#### Data provided:
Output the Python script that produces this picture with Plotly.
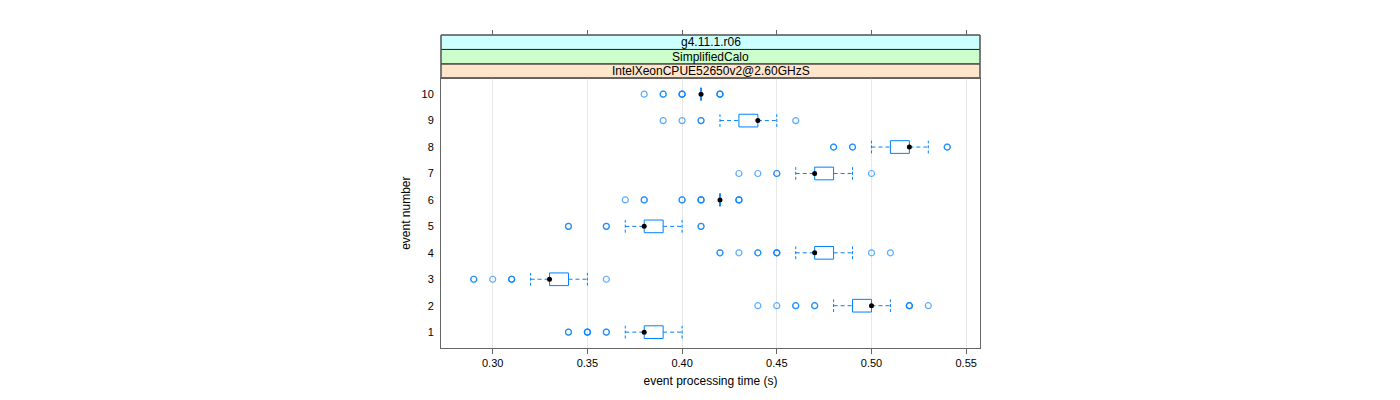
import plotly.graph_objects as go

# ---------------- data ----------------
events = [1, 2, 3, 4, 5, 6, 7, 8, 9, 10]
whisker_lo = [0.37, 0.48, 0.32, 0.46, 0.37, 0.42, 0.46, 0.50, 0.42, 0.41]
q1 = [0.38, 0.49, 0.33, 0.47, 0.38, 0.42, 0.47, 0.51, 0.43, 0.41]
median = [0.38, 0.50, 0.33, 0.47, 0.38, 0.42, 0.47, 0.52, 0.44, 0.41]
q3 = [0.39, 0.50, 0.34, 0.48, 0.39, 0.42, 0.48, 0.52, 0.44, 0.41]
whisker_hi = [0.40, 0.51, 0.35, 0.49, 0.40, 0.42, 0.49, 0.53, 0.45, 0.41]
# outliers (repeated values = several events at the same time)
outliers = {
    1: [0.34, 0.34, 0.35, 0.35, 0.35, 0.36, 0.36],
    2: [0.44, 0.45, 0.46, 0.46, 0.47, 0.47, 0.52, 0.52, 0.52, 0.53],
    3: [0.29, 0.29, 0.30, 0.31, 0.31, 0.31, 0.36],
    4: [0.42, 0.42, 0.43, 0.44, 0.44, 0.45, 0.45, 0.45, 0.50, 0.51],
    5: [0.34, 0.34, 0.36, 0.36, 0.41, 0.41],
    6: [0.37, 0.38, 0.38, 0.40, 0.40, 0.41, 0.41, 0.41, 0.43, 0.43, 0.43],
    7: [0.43, 0.44, 0.45, 0.45, 0.50],
    8: [0.48, 0.48, 0.49, 0.49, 0.54, 0.54],
    9: [0.39, 0.40, 0.41, 0.41, 0.46],
    10: [0.38, 0.39, 0.39, 0.40, 0.40, 0.40, 0.42, 0.42, 0.42],
}
x_ticks = [0.30, 0.35, 0.40, 0.45, 0.50, 0.55]
x_ticktext = ["0.30", "0.35", "0.40", "0.45", "0.50", "0.55"]
strip_labels = ["IntelXeonCPUE52650v2@2.60GHzS", "SimplifiedCalo", "g4.11.1.r06"]
strip_colors = ["#ffe5cc", "#ccffcc", "#ccffff"]

# ---------------- style ----------------
BLUE = "#0080ff"
FONT = "Liberation Sans, Arial, sans-serif"
H = 0.24  # half box height (y units)
XR = [0.2727, 0.5573]
YR = [0.4, 10.6]
DOM_TOP = 0.8617

box_x, box_y = [], []
wh_x, wh_y = [], []
cap_x, cap_y = [], []
for e, lo, a, b, hi in zip(events, whisker_lo, q1, q3, whisker_hi):
    box_x += [a, b, b, a, a, None]
    box_y += [e - H, e - H, e + H, e + H, e - H, None]
    wh_x += [lo, a, None, b, hi, None]
    wh_y += [e, e, None, e, e, None]
    cap_x += [lo, lo, None, hi, hi, None]
    cap_y += [e - H, e + H, None, e - H, e + H, None]

out_x, out_y = [], []
for e in events:
    for v in outliers[e]:
        out_x.append(v)
        out_y.append(e)

fig = go.Figure()
fig.add_trace(go.Scatter(x=wh_x, y=wh_y, mode="lines",
                         line=dict(color=BLUE, width=1, dash="4px,3px"),
                         hoverinfo="skip", showlegend=False))
fig.add_trace(go.Scatter(x=cap_x, y=cap_y, mode="lines",
                         line=dict(color=BLUE, width=1, dash="3px,2px"),
                         hoverinfo="skip", showlegend=False))
fig.add_trace(go.Scatter(x=box_x, y=box_y, mode="lines",
                         line=dict(color=BLUE, width=1),
                         hoverinfo="skip", showlegend=False))
fig.add_trace(go.Scatter(x=out_x, y=out_y, mode="markers",
                         marker=dict(symbol="circle-open", size=6, color=BLUE,
                                     opacity=0.65, line=dict(width=1.2, color=BLUE)),
                         showlegend=False))
fig.add_trace(go.Scatter(x=median, y=events, mode="markers",
                         marker=dict(symbol="circle", size=5, color="black"),
                         showlegend=False))

# strips
n = len(strip_labels)
sh = (1 - DOM_TOP) / n
for i, (lab, col) in enumerate(zip(strip_labels, strip_colors)):
    y0 = DOM_TOP + i * sh
    y1 = y0 + sh
    fig.add_shape(type="rect", xref="paper", yref="paper", x0=0, x1=1, y0=y0, y1=y1,
                  fillcolor=col, line=dict(color="#222222", width=1), layer="below")
    fig.add_annotation(xref="paper", yref="paper", x=0.5, y=(y0 + y1) / 2,
                       text=lab, showarrow=False, font=dict(family=FONT, size=12, color="black"),
                       yanchor="middle", xanchor="center")
fig.add_shape(type="rect", xref="paper", yref="paper", x0=0, x1=1, y0=DOM_TOP, y1=1,
              fillcolor="rgba(0,0,0,0)", line=dict(color="#666666", width=1))

# page body has an 8px margin, compensate in the figure margins
fig.update_layout(
    width=1400, height=400,
    margin=dict(l=433, r=428, t=27, b=60),
    paper_bgcolor="white", plot_bgcolor="white",
    font=dict(family=FONT, size=11, color="black"),
    xaxis=dict(range=XR, domain=[0, 1], tickvals=x_ticks, ticktext=x_ticktext,
               ticks="outside", ticklen=5, tickcolor="#666666",
               showgrid=True, gridcolor="#e8e8e8", gridwidth=1,
               showline=True, linecolor="#666666", linewidth=1, mirror=True,
               zeroline=False, tickfont=dict(size=11),
               title=dict(text="event processing time (s)", font=dict(size=12), standoff=8)),
    xaxis2=dict(range=XR, overlaying="x", side="top", anchor="free", position=1,
                tickvals=x_ticks, showticklabels=False, ticks="outside", ticklen=5,
                tickcolor="#666666", showgrid=False, showline=False, zeroline=False),
    yaxis=dict(range=YR, domain=[0, DOM_TOP], tickvals=events,
               ticktext=[str(e) for e in events],
               ticks="outside", ticklen=4, tickcolor="rgba(0,0,0,0)",
               showgrid=False, showline=True, linecolor="#666666", linewidth=1,
               mirror=True, zeroline=False, tickfont=dict(size=11),
               title=dict(text="event number", font=dict(size=12), standoff=8)),
)
# invisible trace so the top axis renders
fig.add_trace(go.Scatter(x=[XR[0]], y=[YR[0]], xaxis="x2", mode="markers",
                         marker=dict(opacity=0), hoverinfo="skip", showlegend=False))

fig.write_html("out.html")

#### Task to complete:
Using the material above, return every line exactly as it appears, minus the pictures.

#### Solved exercise:
Output the Python script that produces this picture with Plotly.
import plotly.graph_objects as go

# ---------------- data ----------------
events = [1, 2, 3, 4, 5, 6, 7, 8, 9, 10]
whisker_lo = [0.37, 0.48, 0.32, 0.46, 0.37, 0.42, 0.46, 0.50, 0.42, 0.41]
q1 = [0.38, 0.49, 0.33, 0.47, 0.38, 0.42, 0.47, 0.51, 0.43, 0.41]
median = [0.38, 0.50, 0.33, 0.47, 0.38, 0.42, 0.47, 0.52, 0.44, 0.41]
q3 = [0.39, 0.50, 0.34, 0.48, 0.39, 0.42, 0.48, 0.52, 0.44, 0.41]
whisker_hi = [0.40, 0.51, 0.35, 0.49, 0.40, 0.42, 0.49, 0.53, 0.45, 0.41]
# outliers (repeated values = several events at the same time)
outliers = {
    1: [0.34, 0.34, 0.35, 0.35, 0.35, 0.36, 0.36],
    2: [0.44, 0.45, 0.46, 0.46, 0.47, 0.47, 0.52, 0.52, 0.52, 0.53],
    3: [0.29, 0.29, 0.30, 0.31, 0.31, 0.31, 0.36],
    4: [0.42, 0.42, 0.43, 0.44, 0.44, 0.45, 0.45, 0.45, 0.50, 0.51],
    5: [0.34, 0.34, 0.36, 0.36, 0.41, 0.41],
    6: [0.37, 0.38, 0.38, 0.40, 0.40, 0.41, 0.41, 0.41, 0.43, 0.43, 0.43],
    7: [0.43, 0.44, 0.45, 0.45, 0.50],
    8: [0.48, 0.48, 0.49, 0.49, 0.54, 0.54],
    9: [0.39, 0.40, 0.41, 0.41, 0.46],
    10: [0.38, 0.39, 0.39, 0.40, 0.40, 0.40, 0.42, 0.42, 0.42],
}
x_ticks = [0.30, 0.35, 0.40, 0.45, 0.50, 0.55]
x_ticktext = ["0.30", "0.35", "0.40", "0.45", "0.50", "0.55"]
strip_labels = ["IntelXeonCPUE52650v2@2.60GHzS", "SimplifiedCalo", "g4.11.1.r06"]
strip_colors = ["#ffe5cc", "#ccffcc", "#ccffff"]

# ---------------- style ----------------
BLUE = "#0080ff"
FONT = "Liberation Sans, Arial, sans-serif"
H = 0.24  # half box height (y units)
XR = [0.2727, 0.5573]
YR = [0.4, 10.6]
DOM_TOP = 0.8617

box_x, box_y = [], []
wh_x, wh_y = [], []
cap_x, cap_y = [], []
for e, lo, a, b, hi in zip(events, whisker_lo, q1, q3, whisker_hi):
    box_x += [a, b, b, a, a, None]
    box_y += [e - H, e - H, e + H, e + H, e - H, None]
    wh_x += [lo, a, None, b, hi, None]
    wh_y += [e, e, None, e, e, None]
    cap_x += [lo, lo, None, hi, hi, None]
    cap_y += [e - H, e + H, None, e - H, e + H, None]

out_x, out_y = [], []
for e in events:
    for v in outliers[e]:
        out_x.append(v)
        out_y.append(e)

fig = go.Figure()
fig.add_trace(go.Scatter(x=wh_x, y=wh_y, mode="lines",
                         line=dict(color=BLUE, width=1, dash="4px,3px"),
                         hoverinfo="skip", showlegend=False))
fig.add_trace(go.Scatter(x=cap_x, y=cap_y, mode="lines",
                         line=dict(color=BLUE, width=1, dash="3px,2px"),
                         hoverinfo="skip", showlegend=False))
fig.add_trace(go.Scatter(x=box_x, y=box_y, mode="lines",
                         line=dict(color=BLUE, width=1),
                         hoverinfo="skip", showlegend=False))
fig.add_trace(go.Scatter(x=out_x, y=out_y, mode="markers",
                         marker=dict(symbol="circle-open", size=6, color=BLUE,
                                     opacity=0.65, line=dict(width=1.2, color=BLUE)),
                         showlegend=False))
fig.add_trace(go.Scatter(x=median, y=events, mode="markers",
                         marker=dict(symbol="circle", size=5, color="black"),
                         showlegend=False))

# strips
n = len(strip_labels)
sh = (1 - DOM_TOP) / n
for i, (lab, col) in enumerate(zip(strip_labels, strip_colors)):
    y0 = DOM_TOP + i * sh
    y1 = y0 + sh
    fig.add_shape(type="rect", xref="paper", yref="paper", x0=0, x1=1, y0=y0, y1=y1,
                  fillcolor=col, line=dict(color="#222222", width=1), layer="below")
    fig.add_annotation(xref="paper", yref="paper", x=0.5, y=(y0 + y1) / 2,
                       text=lab, showarrow=False, font=dict(family=FONT, size=12, color="black"),
                       yanchor="middle", xanchor="center")
fig.add_shape(type="rect", xref="paper", yref="paper", x0=0, x1=1, y0=DOM_TOP, y1=1,
              fillcolor="rgba(0,0,0,0)", line=dict(color="#666666", width=1))

# page body has an 8px margin, compensate in the figure margins
fig.update_layout(
    width=1400, height=400,
    margin=dict(l=433, r=428, t=27, b=60),
    paper_bgcolor="white", plot_bgcolor="white",
    font=dict(family=FONT, size=11, color="black"),
    xaxis=dict(range=XR, domain=[0, 1], tickvals=x_ticks, ticktext=x_ticktext,
               ticks="outside", ticklen=5, tickcolor="#666666",
               showgrid=True, gridcolor="#e8e8e8", gridwidth=1,
               showline=True, linecolor="#666666", linewidth=1, mirror=True,
               zeroline=False, tickfont=dict(size=11),
               title=dict(text="event processing time (s)", font=dict(size=12), standoff=8)),
    xaxis2=dict(range=XR, overlaying="x", side="top", anchor="free", position=1,
                tickvals=x_ticks, showticklabels=False, ticks="outside", ticklen=5,
                tickcolor="#666666", showgrid=False, showline=False, zeroline=False),
    yaxis=dict(range=YR, domain=[0, DOM_TOP], tickvals=events,
               ticktext=[str(e) for e in events],
               ticks="outside", ticklen=4, tickcolor="rgba(0,0,0,0)",
               showgrid=False, showline=True, linecolor="#666666", linewidth=1,
               mirror=True, zeroline=False, tickfont=dict(size=11),
               title=dict(text="event number", font=dict(size=12), standoff=8)),
)
# invisible trace so the top axis renders
fig.add_trace(go.Scatter(x=[XR[0]], y=[YR[0]], xaxis="x2", mode="markers",
                         marker=dict(opacity=0), hoverinfo="skip", showlegend=False))

fig.write_html("out.html")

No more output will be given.